• **Exercise goal**
Return nothing but the lines from the one with "Generate a LaTeX" through the one with "(0,0) rectangle (1218,618);" in the data below, word for word and without pictures.

── Task material

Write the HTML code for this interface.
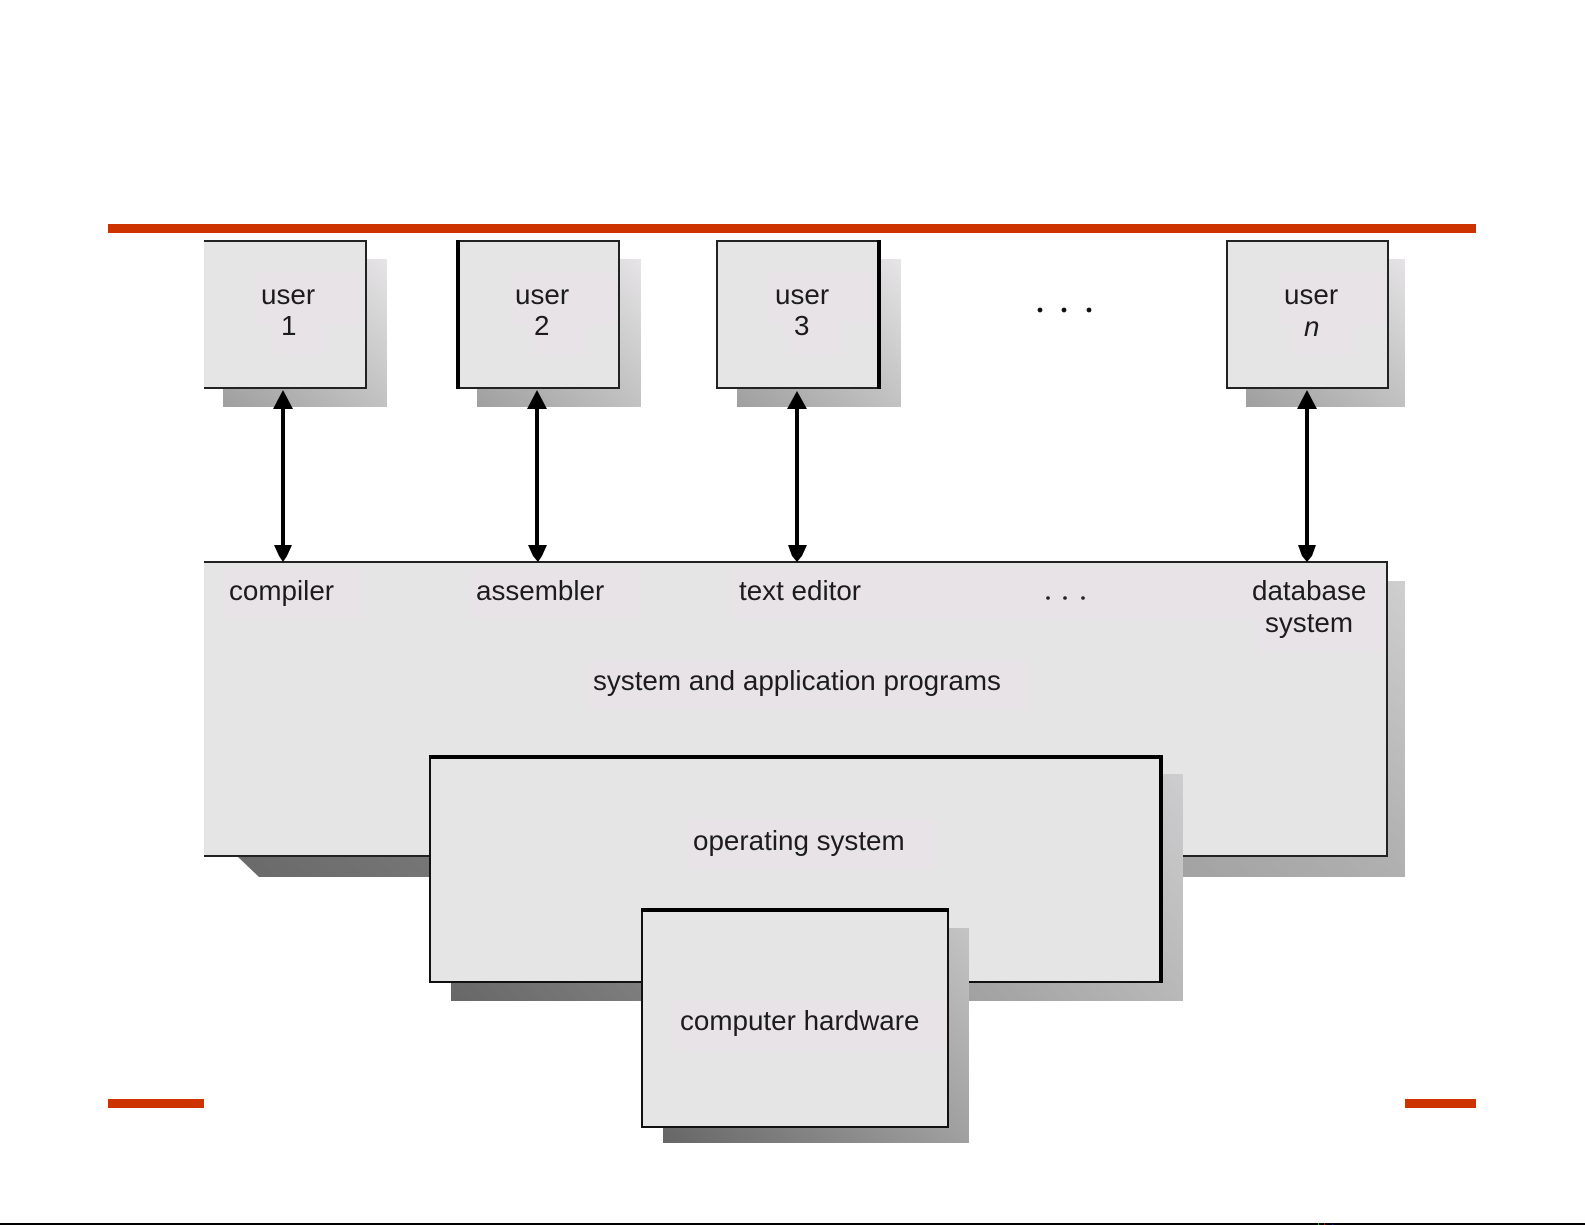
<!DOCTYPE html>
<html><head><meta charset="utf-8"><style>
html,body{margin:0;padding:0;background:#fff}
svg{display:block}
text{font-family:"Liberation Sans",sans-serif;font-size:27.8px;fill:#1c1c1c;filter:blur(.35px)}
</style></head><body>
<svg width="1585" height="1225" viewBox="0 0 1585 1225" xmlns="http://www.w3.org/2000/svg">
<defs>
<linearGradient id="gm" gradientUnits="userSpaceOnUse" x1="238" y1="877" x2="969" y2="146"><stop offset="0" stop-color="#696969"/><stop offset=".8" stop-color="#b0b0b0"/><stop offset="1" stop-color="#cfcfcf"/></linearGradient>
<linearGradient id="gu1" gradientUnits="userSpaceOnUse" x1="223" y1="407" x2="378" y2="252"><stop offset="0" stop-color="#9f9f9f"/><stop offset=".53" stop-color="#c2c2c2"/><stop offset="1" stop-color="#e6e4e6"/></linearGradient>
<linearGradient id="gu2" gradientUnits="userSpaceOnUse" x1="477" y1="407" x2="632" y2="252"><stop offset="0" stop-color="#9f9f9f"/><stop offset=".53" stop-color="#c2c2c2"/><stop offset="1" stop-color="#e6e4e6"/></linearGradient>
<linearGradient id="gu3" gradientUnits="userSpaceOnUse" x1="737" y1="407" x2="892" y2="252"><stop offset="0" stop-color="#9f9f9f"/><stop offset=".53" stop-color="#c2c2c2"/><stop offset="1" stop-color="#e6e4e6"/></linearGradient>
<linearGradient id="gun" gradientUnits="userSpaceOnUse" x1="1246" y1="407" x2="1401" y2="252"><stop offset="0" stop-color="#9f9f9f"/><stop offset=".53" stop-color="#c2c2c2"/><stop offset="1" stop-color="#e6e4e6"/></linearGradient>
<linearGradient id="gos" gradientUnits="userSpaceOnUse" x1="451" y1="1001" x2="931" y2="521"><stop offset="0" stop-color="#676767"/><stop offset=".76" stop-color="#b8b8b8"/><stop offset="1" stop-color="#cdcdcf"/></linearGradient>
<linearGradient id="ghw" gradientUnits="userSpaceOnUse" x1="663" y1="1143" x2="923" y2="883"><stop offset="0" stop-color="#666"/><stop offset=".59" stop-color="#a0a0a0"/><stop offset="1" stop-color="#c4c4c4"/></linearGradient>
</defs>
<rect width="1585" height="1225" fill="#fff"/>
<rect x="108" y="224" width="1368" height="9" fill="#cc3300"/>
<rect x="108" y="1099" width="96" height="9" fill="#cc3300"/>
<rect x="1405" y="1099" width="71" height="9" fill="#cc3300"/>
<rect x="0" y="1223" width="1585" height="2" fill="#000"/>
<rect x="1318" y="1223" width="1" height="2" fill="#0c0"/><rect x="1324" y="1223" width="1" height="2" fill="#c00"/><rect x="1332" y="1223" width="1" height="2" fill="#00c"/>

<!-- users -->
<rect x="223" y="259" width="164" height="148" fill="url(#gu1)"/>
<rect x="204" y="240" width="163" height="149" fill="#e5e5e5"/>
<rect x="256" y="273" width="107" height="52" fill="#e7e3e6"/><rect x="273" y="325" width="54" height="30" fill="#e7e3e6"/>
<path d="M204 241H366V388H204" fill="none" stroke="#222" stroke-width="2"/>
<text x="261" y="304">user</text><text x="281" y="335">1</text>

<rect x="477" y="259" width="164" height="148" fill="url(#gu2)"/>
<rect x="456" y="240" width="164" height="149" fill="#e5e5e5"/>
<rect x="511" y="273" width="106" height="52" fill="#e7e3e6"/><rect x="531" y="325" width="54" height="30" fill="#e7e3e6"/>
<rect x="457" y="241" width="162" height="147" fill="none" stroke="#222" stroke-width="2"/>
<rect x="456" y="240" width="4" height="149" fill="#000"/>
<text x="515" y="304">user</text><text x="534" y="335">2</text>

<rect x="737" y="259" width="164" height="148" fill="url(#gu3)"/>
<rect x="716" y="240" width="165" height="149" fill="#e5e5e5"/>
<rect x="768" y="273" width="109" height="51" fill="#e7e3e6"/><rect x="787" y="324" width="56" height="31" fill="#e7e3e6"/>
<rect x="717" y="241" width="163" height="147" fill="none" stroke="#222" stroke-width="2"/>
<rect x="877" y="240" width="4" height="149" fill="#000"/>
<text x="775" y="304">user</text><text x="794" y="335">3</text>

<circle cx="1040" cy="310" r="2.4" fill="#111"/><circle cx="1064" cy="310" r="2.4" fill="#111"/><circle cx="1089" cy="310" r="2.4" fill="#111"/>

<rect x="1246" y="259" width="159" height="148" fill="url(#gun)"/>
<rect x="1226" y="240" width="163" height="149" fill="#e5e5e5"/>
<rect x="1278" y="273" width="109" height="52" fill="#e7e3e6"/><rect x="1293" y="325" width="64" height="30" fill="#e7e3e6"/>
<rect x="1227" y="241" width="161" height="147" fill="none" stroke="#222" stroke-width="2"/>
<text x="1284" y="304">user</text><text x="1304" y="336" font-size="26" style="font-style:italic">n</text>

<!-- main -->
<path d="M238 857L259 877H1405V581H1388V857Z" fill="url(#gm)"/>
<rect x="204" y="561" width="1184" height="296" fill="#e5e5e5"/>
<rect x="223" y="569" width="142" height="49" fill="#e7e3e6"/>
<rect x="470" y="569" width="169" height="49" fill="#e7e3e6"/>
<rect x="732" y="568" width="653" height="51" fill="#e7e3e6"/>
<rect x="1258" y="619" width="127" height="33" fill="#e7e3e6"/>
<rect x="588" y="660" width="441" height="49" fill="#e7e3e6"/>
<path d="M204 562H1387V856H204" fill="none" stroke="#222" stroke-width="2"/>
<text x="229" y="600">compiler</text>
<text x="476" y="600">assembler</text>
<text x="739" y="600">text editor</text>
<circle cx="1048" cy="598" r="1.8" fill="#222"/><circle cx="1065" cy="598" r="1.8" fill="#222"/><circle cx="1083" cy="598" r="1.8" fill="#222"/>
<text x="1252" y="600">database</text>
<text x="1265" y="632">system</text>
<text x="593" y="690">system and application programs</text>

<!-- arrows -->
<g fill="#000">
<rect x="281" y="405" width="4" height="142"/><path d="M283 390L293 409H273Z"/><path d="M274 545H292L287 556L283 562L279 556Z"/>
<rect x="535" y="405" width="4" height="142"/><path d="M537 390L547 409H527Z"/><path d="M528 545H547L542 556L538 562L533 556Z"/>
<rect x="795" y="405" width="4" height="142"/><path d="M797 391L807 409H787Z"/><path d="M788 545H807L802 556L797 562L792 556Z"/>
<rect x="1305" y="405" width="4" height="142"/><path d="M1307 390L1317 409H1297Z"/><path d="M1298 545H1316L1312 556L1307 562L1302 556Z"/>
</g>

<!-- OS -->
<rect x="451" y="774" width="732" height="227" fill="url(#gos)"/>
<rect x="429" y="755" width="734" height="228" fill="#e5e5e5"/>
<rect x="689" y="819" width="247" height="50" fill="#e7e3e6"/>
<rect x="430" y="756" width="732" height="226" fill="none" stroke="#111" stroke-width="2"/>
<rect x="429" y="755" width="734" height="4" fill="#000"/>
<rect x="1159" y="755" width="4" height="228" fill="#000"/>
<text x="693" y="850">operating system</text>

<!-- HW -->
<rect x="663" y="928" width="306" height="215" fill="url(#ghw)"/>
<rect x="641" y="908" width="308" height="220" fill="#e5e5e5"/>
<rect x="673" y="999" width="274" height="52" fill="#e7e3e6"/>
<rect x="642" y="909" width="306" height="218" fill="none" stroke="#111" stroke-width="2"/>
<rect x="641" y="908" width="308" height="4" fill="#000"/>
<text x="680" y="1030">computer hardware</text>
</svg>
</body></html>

────
── Task material

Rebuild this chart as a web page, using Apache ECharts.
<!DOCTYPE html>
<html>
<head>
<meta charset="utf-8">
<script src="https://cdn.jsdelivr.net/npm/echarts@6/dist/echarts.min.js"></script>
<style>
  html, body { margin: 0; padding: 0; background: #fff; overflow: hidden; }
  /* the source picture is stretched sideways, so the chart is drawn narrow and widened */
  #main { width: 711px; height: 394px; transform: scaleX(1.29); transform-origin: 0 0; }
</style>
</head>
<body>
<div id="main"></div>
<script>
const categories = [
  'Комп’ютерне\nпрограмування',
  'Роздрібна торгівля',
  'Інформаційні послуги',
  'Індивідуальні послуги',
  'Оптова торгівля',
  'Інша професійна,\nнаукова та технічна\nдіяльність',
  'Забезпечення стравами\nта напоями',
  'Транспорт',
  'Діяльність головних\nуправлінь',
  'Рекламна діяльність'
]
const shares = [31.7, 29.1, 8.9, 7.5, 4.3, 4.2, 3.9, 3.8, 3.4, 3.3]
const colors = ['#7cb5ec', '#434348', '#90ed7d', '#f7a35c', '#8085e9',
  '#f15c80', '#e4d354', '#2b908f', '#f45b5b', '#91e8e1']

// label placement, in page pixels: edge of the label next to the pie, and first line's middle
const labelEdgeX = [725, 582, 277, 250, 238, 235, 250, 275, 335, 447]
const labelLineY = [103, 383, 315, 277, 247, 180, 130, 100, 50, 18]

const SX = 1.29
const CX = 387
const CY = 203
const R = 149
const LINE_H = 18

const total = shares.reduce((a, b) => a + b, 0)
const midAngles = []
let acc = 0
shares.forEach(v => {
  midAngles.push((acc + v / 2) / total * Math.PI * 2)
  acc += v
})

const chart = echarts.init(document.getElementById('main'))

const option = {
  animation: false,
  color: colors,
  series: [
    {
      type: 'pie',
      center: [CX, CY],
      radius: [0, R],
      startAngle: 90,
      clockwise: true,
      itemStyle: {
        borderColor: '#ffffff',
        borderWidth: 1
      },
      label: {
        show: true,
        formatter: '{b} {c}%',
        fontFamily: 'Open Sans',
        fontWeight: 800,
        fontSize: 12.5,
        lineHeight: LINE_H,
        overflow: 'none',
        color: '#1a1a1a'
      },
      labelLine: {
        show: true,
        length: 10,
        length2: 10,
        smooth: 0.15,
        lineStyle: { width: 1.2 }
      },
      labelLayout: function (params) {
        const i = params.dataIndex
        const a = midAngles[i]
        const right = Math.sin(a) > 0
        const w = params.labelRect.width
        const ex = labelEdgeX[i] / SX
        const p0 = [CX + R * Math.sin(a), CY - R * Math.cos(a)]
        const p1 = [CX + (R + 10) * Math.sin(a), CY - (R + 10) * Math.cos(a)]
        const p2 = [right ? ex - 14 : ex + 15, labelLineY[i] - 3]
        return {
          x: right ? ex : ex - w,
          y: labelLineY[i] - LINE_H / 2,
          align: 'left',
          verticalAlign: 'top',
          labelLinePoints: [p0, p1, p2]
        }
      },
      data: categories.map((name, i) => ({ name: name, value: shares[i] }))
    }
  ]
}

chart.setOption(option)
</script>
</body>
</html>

────
── Task material

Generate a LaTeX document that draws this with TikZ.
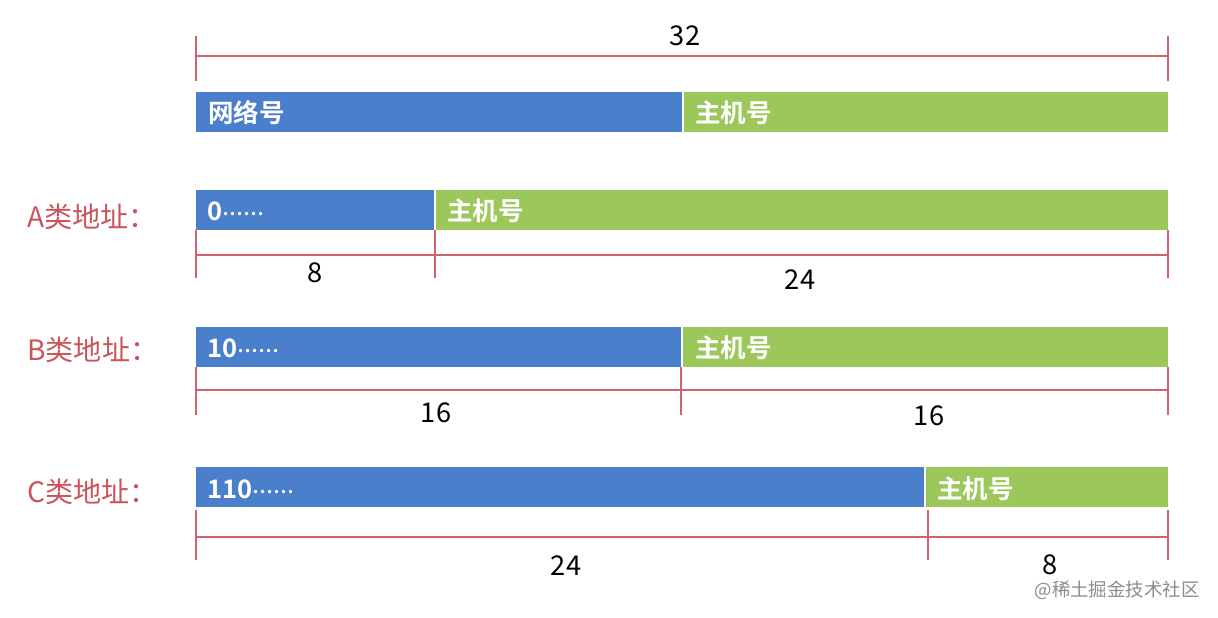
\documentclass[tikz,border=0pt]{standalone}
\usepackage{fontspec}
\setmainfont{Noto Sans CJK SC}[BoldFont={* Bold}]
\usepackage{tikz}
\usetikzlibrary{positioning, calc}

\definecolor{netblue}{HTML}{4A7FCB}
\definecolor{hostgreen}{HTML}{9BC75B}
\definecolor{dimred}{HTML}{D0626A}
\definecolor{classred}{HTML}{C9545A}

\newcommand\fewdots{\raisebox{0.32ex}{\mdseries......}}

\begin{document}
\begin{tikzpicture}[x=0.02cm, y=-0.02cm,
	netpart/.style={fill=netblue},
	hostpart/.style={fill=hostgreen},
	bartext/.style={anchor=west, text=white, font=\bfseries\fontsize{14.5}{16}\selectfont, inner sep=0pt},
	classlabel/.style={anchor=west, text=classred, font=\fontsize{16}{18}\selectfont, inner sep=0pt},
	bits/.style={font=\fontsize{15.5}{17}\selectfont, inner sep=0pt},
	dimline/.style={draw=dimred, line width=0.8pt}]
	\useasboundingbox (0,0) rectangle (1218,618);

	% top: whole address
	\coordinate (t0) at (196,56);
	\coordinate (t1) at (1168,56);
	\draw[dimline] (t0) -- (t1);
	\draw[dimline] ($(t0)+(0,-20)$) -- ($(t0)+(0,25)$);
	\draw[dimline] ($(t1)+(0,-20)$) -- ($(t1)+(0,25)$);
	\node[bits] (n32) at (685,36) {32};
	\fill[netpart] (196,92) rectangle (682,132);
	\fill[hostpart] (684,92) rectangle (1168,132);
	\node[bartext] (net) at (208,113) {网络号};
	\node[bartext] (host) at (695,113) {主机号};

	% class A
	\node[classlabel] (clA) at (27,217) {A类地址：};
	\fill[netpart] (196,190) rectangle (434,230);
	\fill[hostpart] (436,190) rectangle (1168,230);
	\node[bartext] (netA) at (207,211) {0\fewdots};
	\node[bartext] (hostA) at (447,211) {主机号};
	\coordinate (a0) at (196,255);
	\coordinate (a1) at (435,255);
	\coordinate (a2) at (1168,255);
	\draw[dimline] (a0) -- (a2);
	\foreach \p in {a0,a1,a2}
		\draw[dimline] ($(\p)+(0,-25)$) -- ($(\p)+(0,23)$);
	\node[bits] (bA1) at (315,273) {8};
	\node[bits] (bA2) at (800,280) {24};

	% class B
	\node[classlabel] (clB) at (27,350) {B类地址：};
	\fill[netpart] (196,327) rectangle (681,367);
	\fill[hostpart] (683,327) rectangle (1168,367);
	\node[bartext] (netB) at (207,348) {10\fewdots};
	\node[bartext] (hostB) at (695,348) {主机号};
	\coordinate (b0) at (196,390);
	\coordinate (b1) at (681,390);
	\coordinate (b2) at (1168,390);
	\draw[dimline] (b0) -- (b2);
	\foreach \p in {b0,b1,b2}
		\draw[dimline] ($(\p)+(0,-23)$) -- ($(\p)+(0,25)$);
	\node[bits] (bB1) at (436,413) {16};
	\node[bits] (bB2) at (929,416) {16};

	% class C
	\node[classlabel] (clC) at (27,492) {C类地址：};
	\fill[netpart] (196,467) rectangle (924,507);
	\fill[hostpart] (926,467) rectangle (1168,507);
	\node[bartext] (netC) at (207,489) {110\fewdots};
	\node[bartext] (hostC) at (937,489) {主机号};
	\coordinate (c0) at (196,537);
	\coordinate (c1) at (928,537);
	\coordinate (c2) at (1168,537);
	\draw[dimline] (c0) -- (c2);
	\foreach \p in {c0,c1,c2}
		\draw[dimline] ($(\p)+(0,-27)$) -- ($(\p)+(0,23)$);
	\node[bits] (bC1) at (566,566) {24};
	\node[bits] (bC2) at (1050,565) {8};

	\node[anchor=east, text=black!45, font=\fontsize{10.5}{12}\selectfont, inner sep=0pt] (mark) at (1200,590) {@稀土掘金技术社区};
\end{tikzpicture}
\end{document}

────

• **Exercise solution**
Generate a LaTeX document that draws this with TikZ.
\documentclass[tikz,border=0pt]{standalone}
\usepackage{fontspec}
\setmainfont{Noto Sans CJK SC}[BoldFont={* Bold}]
\usepackage{tikz}
\usetikzlibrary{positioning, calc}

\definecolor{netblue}{HTML}{4A7FCB}
\definecolor{hostgreen}{HTML}{9BC75B}
\definecolor{dimred}{HTML}{D0626A}
\definecolor{classred}{HTML}{C9545A}

\newcommand\fewdots{\raisebox{0.32ex}{\mdseries......}}

\begin{document}
\begin{tikzpicture}[x=0.02cm, y=-0.02cm,
	netpart/.style={fill=netblue},
	hostpart/.style={fill=hostgreen},
	bartext/.style={anchor=west, text=white, font=\bfseries\fontsize{14.5}{16}\selectfont, inner sep=0pt},
	classlabel/.style={anchor=west, text=classred, font=\fontsize{16}{18}\selectfont, inner sep=0pt},
	bits/.style={font=\fontsize{15.5}{17}\selectfont, inner sep=0pt},
	dimline/.style={draw=dimred, line width=0.8pt}]
	\useasboundingbox (0,0) rectangle (1218,618);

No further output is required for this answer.